The opening ceremony was graced by the presence of the Vice President of Taiwan H.E Chen Chien-Jen who in his inaugural address stressed that Taiwan will continue to safeguard regional peace and fight crimes without sacrificing human rights and seek to foster cooperation with regional and like-minded players to combat cross-border and heinous crimes. “The forum shows the government’s rock-solid commitment in this regard”, Chen stated. “It is also a vital platform to share experiences and knowledge while forging extensive and substantive collaboration with the international community”, he further added.
The Minister of Justice, Mr. Tsai Ching-Hsiang in his welcome speech shed light to establish a coordinated response to counter fake news spread by external forces and national adversaries that have the potential to undermine social order in the countries around the world.
The event proceeded further with a set of invited speeches delivered by the global renowned and prominent speakers invited to speak at the forum. Prof. Muhammad Khurram Khan, a distinguished Professor of Cybersecurity from the Center of Excellence in Information Assurance (CoEIA) at King Saud University represented the Kingdom of Saudi Arabia and delivered an invited speech entitled, “Combating the Impact of New-age Cybercrime Ecosystem”.
In his speech, Prof. Khurram stated that Cybercrime is a global phenomenon, which affects everyone connected to the cyberspace. Cyber criminals are ruthless and can range from well-trained individuals, organized cybercrime groups, and state-sponsored hackers, etc., which target governments and high-tech organizations for hacking, espionage, terrorism, treason, and hacktivism behind the motives of financial, social, ideological, and military to political.
“Cybercrimes are becoming increasingly pervasive and sophisticated and have more severe economic impact than the most conventional crimes happened in the physical world. It is estimated that cybercrime damages could cost the world around USD 6 trillion by 2021, which is more profitable than the global trade of illegal drugs and higher than the GDP of many developed countries. On the other hand, to defend cyberspace from crimes, hacking, extortions, and intrusions, USD 1 trillion will be spent globally between 2017 and 2021”, he further discussed.
“The cybercrime ecosystem is continuously progressing exponentially with great complexity and techniques due to the applications of AI and machine learning, deep fake, custom-built spear phishing, targeted malware, ransomware, and threats tailored to specific individuals and organizations.

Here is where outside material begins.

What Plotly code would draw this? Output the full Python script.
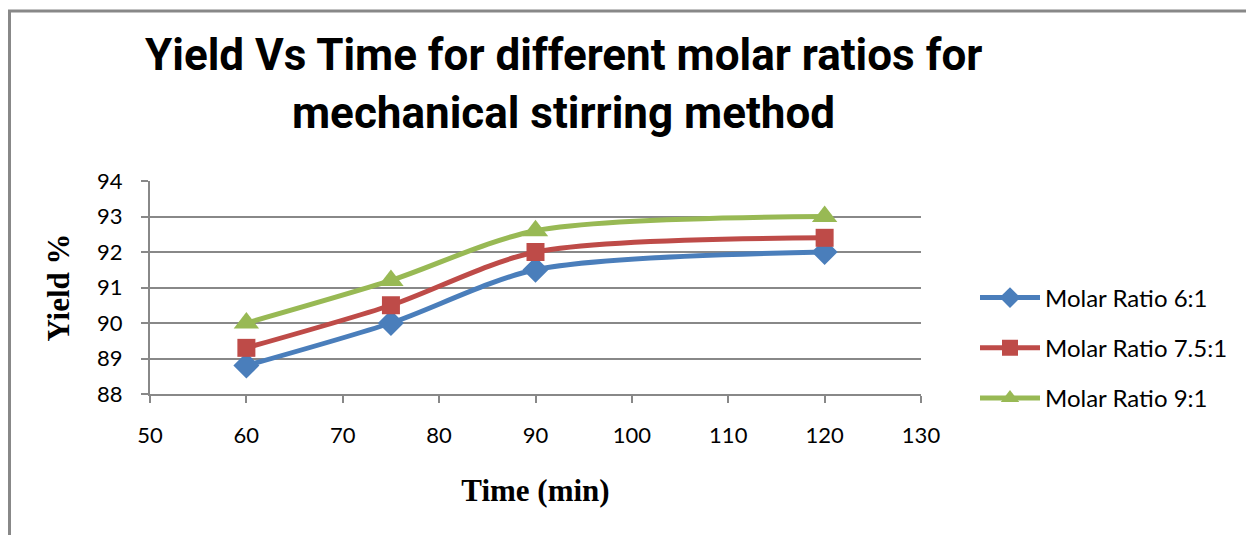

The high-tech industries and small and medium enterprises (SMEs) are driving force for innovation and competitiveness and play an essential role in the prosperity of a country and any disruption in their operations and services by cyber criminals could lead to the serious national losses”, he continued in his speech.
To curb cybercrimes, Prof. Khurram presented some recommendations, including the need of awareness, training, and cyber hygiene programs; capacity and capability building strategies; investment in research, development and innovation, collaboration and information sharing alliances, strengthening institutional frameworks, legislation against cybercrimes; and public, private partnership with the engagement of civil society to eradicate the menace of cybercrimes, etc.

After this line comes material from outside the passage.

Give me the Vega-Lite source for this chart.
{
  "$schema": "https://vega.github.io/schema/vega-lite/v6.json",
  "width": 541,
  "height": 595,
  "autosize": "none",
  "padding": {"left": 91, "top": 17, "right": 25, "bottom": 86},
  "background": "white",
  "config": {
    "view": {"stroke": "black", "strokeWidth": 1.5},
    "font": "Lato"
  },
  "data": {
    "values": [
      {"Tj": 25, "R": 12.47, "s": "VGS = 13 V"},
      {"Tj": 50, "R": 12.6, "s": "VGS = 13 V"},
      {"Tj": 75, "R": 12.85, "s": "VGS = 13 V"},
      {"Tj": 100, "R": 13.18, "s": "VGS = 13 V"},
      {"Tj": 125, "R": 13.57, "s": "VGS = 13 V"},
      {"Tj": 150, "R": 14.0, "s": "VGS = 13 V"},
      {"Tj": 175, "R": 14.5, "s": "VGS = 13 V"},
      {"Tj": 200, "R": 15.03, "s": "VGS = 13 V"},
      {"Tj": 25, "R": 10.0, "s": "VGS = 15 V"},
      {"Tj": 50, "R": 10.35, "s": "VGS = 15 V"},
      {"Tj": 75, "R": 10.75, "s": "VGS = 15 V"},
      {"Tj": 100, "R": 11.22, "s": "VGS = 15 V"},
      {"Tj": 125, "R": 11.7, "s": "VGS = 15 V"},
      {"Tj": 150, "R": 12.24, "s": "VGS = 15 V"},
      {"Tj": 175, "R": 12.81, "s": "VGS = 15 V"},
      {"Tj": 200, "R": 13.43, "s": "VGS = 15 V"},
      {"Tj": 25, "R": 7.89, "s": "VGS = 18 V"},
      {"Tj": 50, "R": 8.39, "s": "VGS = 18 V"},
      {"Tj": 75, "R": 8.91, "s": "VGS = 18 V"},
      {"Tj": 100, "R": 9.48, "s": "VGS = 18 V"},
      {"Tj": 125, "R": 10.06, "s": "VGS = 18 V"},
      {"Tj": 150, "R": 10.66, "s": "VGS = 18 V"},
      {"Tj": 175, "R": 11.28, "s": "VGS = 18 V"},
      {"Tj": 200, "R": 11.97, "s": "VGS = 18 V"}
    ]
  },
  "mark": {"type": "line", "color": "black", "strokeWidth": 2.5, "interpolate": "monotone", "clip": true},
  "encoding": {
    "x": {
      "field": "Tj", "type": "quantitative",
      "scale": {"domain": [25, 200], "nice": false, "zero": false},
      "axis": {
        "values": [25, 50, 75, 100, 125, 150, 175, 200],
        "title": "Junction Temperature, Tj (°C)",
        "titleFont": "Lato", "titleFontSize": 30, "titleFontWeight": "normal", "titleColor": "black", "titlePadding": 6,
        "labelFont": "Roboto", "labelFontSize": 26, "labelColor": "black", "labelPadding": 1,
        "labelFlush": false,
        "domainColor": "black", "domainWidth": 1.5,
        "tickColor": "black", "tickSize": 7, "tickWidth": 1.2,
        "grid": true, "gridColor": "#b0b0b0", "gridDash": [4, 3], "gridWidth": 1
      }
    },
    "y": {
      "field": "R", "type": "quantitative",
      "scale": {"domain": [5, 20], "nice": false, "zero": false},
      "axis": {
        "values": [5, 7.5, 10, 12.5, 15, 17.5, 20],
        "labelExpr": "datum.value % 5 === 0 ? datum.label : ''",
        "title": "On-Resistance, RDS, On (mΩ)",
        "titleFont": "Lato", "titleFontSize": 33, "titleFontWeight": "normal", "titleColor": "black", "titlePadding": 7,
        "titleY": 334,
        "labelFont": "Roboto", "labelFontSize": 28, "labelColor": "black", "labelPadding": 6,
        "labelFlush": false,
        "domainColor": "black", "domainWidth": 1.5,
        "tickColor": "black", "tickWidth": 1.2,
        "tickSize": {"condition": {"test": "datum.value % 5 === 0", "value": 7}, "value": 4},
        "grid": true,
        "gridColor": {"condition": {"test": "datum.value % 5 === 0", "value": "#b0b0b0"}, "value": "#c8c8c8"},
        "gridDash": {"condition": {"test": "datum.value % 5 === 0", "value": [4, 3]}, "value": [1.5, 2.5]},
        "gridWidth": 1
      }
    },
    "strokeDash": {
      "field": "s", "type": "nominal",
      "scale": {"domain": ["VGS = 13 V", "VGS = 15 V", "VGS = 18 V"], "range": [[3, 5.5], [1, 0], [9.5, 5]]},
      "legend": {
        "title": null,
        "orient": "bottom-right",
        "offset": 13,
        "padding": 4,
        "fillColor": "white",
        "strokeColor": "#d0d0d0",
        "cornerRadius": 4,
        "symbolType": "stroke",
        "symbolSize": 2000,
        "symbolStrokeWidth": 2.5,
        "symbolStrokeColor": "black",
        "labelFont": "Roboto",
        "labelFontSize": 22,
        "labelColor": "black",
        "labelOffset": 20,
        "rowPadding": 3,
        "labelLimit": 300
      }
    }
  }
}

Some other notable speakers of the event included from different local and global institutions, namely the National Security Council of Taiwan, the American Foreign Policy Council (AFPC) USA, The Attorney General of the Public Prosecution of Bahrain, Australian National University, Royal Military College of Canada, National Anti-Financial Crime Center Malaysia, National Intelligence and Targeting Office Japan, Head of Alkarak Court Jordan; Social Sciences University of Ankara, Turkey; Center for New American Security (CNAS) USA, and Thames Valley Police UK.
The forum organizers also organized social events and local tours that inspired the attendees by the great generosity, friendliness, and hospitality of Taiwan.